LIFE'S lessons are a collection of instructive moments bound in years, whose content we weigh as memorable or forgettable - or plain mundane - as we prepare for the next instalment.
So what, dear reader, have we learnt of late? Well, unless you're sunk in the mire of apathy, quite a lot, really.
For example, that there's no such thing as a final deadline on financial close for the proposed Ruataniwha water storage scheme - unless the regional council suddenly develops a conscience and stops funding the expensive apparatus of HBRIC's underperforming sales team. But they won't, will they? No, setting aside the excuse of ongoing appeals, this drain on ratepayer funds is pre-ordained to keep wading along until the magical number of cubecs are pre-sold, the dam finally constructed, and the select few large in-zone landholders make their millions onselling the rights.
We've learned the Local Government Commission has no clue what may or may not be good for a region but reforms solely in accord with the neoliberal "big is good" mantra - which, much to our credit, we good citizens of greater Hawke's Bay staunchly rejected. Mind you, given the cowboy attitudes prevalent in CHB and the less-demonstrative but somewhat needy folk of Wairoa, some boundary revision may have been a good thing; a fact all mayors and chairs have acknowledged in promising to "unite" to do better - a promise they need reminding of up to and at this year's local elections.

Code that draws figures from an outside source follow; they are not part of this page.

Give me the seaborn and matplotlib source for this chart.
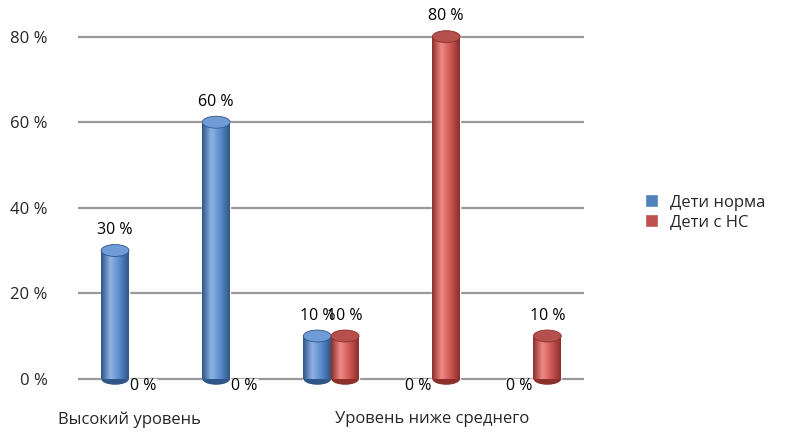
import numpy as np
import pandas as pd
import matplotlib
matplotlib.use("Agg")
import matplotlib.pyplot as plt
import seaborn as sns
from matplotlib.colors import LinearSegmentedColormap
from matplotlib.patches import Ellipse

sns.set_theme(style="white")
plt.rcParams['font.family'] = ['Open Sans', 'DejaVu Sans']

categories = ["Высокий уровень", "Уровень выше среднего", "Средний уровень",
              "Уровень ниже среднего", "Низкий уровень"]
shown_labels = ["Высокий уровень", "", "", "Уровень ниже среднего", ""]
series = ["Дети норма", "Дети с НС"]
norma = [30, 60, 10, 0, 0]
ns = [0, 0, 10, 80, 10]
yticks = [0, 20, 40, 60, 80]

colors = {"Дети норма": "#4F81BD", "Дети с НС": "#C0504D"}
shades = {
    "Дети норма": ["#2f5687", "#8fb3e3", "#5a8acb", "#2f5687"],
    "Дети с НС": ["#8a2f2c", "#f08a86", "#cc5753", "#8a2f2c"],
}
caps = {"Дети норма": "#6f9bd6", "Дети с НС": "#b5504c"}

df = pd.DataFrame({
    "Уровень": categories * 2,
    "Значение": norma + ns,
    "Группа": [series[0]] * len(categories) + [series[1]] * len(categories),
})

fig, ax = plt.subplots(figsize=(8, 4.41), dpi=100)
fig.subplots_adjust(left=0.098, right=0.73, top=0.975, bottom=0.08)

sns.barplot(data=df, x="Уровень", y="Значение", hue="Группа", order=categories,
            hue_order=series, palette=colors, width=0.55, gap=0, saturation=1,
            ax=ax, legend=True)

# cylinder-like shading
cap_h = 2.8
for name, cont in zip(series, ax.containers):
    cmap = LinearSegmentedColormap.from_list(name, shades[name])
    grad = np.linspace(0, 1, 64).reshape(1, -1)
    for p in cont.patches:
        if p.get_height() <= 0:
            continue
        x0, w, h = p.get_x(), p.get_width(), p.get_height()
        im = ax.imshow(grad, cmap=cmap, aspect="auto", zorder=p.get_zorder() + 0.1,
                       extent=[x0, x0 + w, 0, h], interpolation="bicubic")
        im.set_clip_path(p)
        ax.add_patch(Ellipse((x0 + w / 2, 0), w, cap_h, facecolor=shades[name][0],
                             edgecolor="none", zorder=p.get_zorder() + 0.05))
        ax.add_patch(Ellipse((x0 + w / 2, h), w, cap_h, facecolor=caps[name],
                             edgecolor=shades[name][0], linewidth=0.6,
                             zorder=p.get_zorder() + 0.2))
    vals = list(cont.datavalues)
    ax.bar_label(cont, labels=[f"{v:.0f} %" if v > 0 else "" for v in vals],
                 padding=9, fontsize=11.5, color="black")
    ax.bar_label(cont, labels=[f"{v:.0f} %" if v == 0 else "" for v in vals],
                 padding=-11, fontsize=11.5, color="black")

ax.set_ylim(-6.3, 86)
ax.set_xlim(-0.5, len(categories) - 0.5)

ax.set_yticks(yticks)
ax.set_yticklabels([f"{t} %" for t in yticks], fontsize=12)
ax.set_xticks(range(len(categories)))
ax.set_xticklabels(shown_labels, fontsize=12)
ax.tick_params(axis="y", pad=22, length=0)
ax.tick_params(axis="x", pad=4, length=0)
ax.set_xlabel("")
ax.set_ylabel("")
ax.grid(axis="y", color="#999999", linewidth=1.6)
ax.set_axisbelow(True)
sns.despine(ax=ax, left=True, bottom=True)

leg = ax.legend(title=None, loc="center left", bbox_to_anchor=(1.09, 0.49),
                frameon=False, fontsize=12, handlelength=0.8, handleheight=0.8,
                handletextpad=0.7, labelspacing=0.2)

fig.savefig("out.png", dpi=100)
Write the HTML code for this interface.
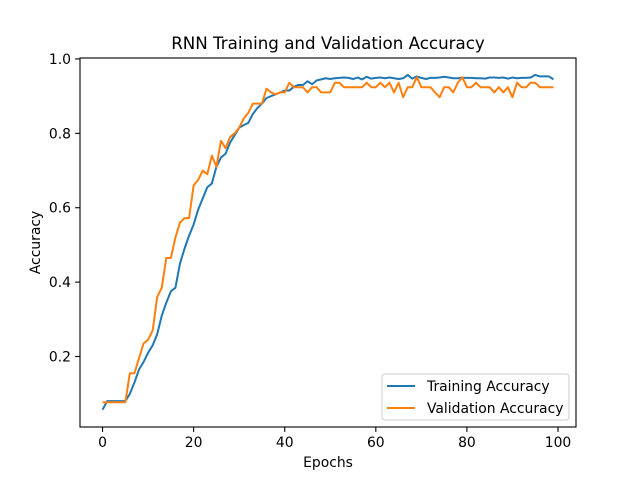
<!DOCTYPE html>
<html><head><meta charset="utf-8"><style>
body{margin:0;background:#fff;font-family:"Liberation Sans","DejaVu Sans",sans-serif}
svg text{font-family:"DejaVu Sans","Liberation Sans",sans-serif}
</style></head><body>
<svg id="c" width="640" height="480"></svg>
<script>
const epochs = Array.from({length:100},(_,i)=>i);
const trainAcc = [0.057,0.08,0.08,0.08,0.08,0.08,0.10,0.13,0.165,0.185,0.21,0.23,0.26,0.31,0.345,0.375,0.385,0.45,0.49,0.525,0.555,0.595,0.625,0.655,0.665,0.71,0.735,0.745,0.775,0.795,0.815,0.822,0.828,0.852,0.868,0.88,0.895,0.90,0.905,0.91,0.915,0.915,0.925,0.93,0.93,0.94,0.932,0.942,0.945,0.948,0.946,0.948,0.949,0.95,0.949,0.946,0.95,0.945,0.952,0.947,0.949,0.95,0.948,0.95,0.948,0.946,0.948,0.957,0.947,0.953,0.949,0.946,0.949,0.949,0.95,0.952,0.95,0.948,0.948,0.949,0.949,0.949,0.948,0.948,0.947,0.95,0.95,0.949,0.95,0.947,0.95,0.948,0.949,0.949,0.95,0.957,0.953,0.953,0.953,0.945];
const valAcc = [0.077,0.077,0.077,0.077,0.077,0.077,0.155,0.155,0.195,0.235,0.245,0.27,0.36,0.385,0.465,0.465,0.52,0.56,0.572,0.572,0.66,0.675,0.70,0.69,0.74,0.71,0.78,0.76,0.79,0.80,0.815,0.84,0.855,0.88,0.88,0.88,0.92,0.91,0.905,0.91,0.91,0.936,0.924,0.924,0.924,0.91,0.924,0.924,0.91,0.91,0.91,0.936,0.936,0.924,0.924,0.924,0.924,0.924,0.936,0.924,0.924,0.936,0.924,0.936,0.91,0.936,0.897,0.924,0.924,0.951,0.924,0.924,0.924,0.91,0.897,0.924,0.924,0.91,0.936,0.951,0.924,0.924,0.936,0.924,0.924,0.924,0.91,0.924,0.91,0.924,0.897,0.936,0.924,0.924,0.936,0.936,0.924,0.924,0.924,0.924];
const xTicks = [0,20,40,60,80,100];
const yTicks = [0.2,0.4,0.6,0.8,1.0];
const L=80,R=576,T=58,B=427;
const xmin=-4.95,xmax=103.95,ymin=0.0105,ymax=1.0025;
const X=v=>L+(v-xmin)/(xmax-xmin)*(R-L);
const Y=v=>B-(v-ymin)/(ymax-ymin)*(B-T);
const svg=document.getElementById('c');
const NS='http://www.w3.org/2000/svg';
function el(t,a,p){const e=document.createElementNS(NS,t);for(const k in a)e.setAttribute(k,a[k]);(p||svg).appendChild(e);return e;}
function txt(s,a){const e=el('text',a);e.textContent=s;return e;}
xTicks.forEach(v=>{const x=X(v);
 const t=el('line',{x1:x,x2:x,y1:B,y2:B+4.9,stroke:'#000','stroke-width':1.1});
 
 
 const l=txt(String(v),{x:x,y:B+20,'text-anchor':'middle','font-size':13.9});
 
 });
yTicks.forEach(v=>{const y=Y(v);
 const t=el('line',{x1:L-4.9,x2:L,y1:y,y2:y,stroke:'#000','stroke-width':1.1});
 
 
 const l=txt(v.toFixed(1),{x:L-9,y:y+5,'text-anchor':'end','font-size':13.9});
 
 });
function line(data,color,name){const d=data.map((v,i)=>(i?'L':'M')+X(epochs[i]).toFixed(2)+','+Y(v).toFixed(2)).join('');
 const p=el('path',{d:d,fill:'none',stroke:color,'stroke-width':2,'stroke-linejoin':'round'});
 
 }
line(trainAcc,'#1f77b4','training-accuracy-line');
line(valAcc,'#ff7f0e','validation-accuracy-line');
const fr=el('rect',{x:L,y:T,width:R-L,height:B-T,fill:'none',stroke:'#000','stroke-width':1.1});


const ti=txt('RNN Training and Validation Accuracy',{x:(L+R)/2,y:T-9,'text-anchor':'middle','font-size':16.7});


const xt=txt('Epochs',{x:(L+R)/2,y:467,'text-anchor':'middle','font-size':13.9});


const yt=txt('Accuracy',{x:0,y:0,'text-anchor':'middle','font-size':13.9,transform:'translate(40,'+((T+B)/2)+') rotate(-90)'});


const lg=el('g',{});


el('rect',{x:382,y:374,width:187,height:46,rx:3,fill:'#fff','fill-opacity':0.8,stroke:'#ccc','stroke-width':1}, lg);
[['Training Accuracy','#1f77b4',386],['Validation Accuracy','#ff7f0e',408]].forEach(([s,c,y])=>{
 el('line',{x1:387,x2:415,y1:y,y2:y,stroke:c,'stroke-width':2},lg);
 const t=el('text',{x:427,y:y+5,'font-size':13.9},lg);t.textContent=s;
 
 });
</script>
</body></html>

Nationally we've learned telling porkies or being caught out doing dodgy deals may win you some time on the naughty chair but it won't keep you out of Cabinet for long or stop you being prime minister, and that not being able to remember or never saying anything unequivocally is not so much misleading people as sinning by omission - and sins are not so much unlawful as immoral, so it doesn't matter. For instance the TPPA wasn't going to increase drug charges or allow more foreign ownership. But, flip-flop, it will (and much else).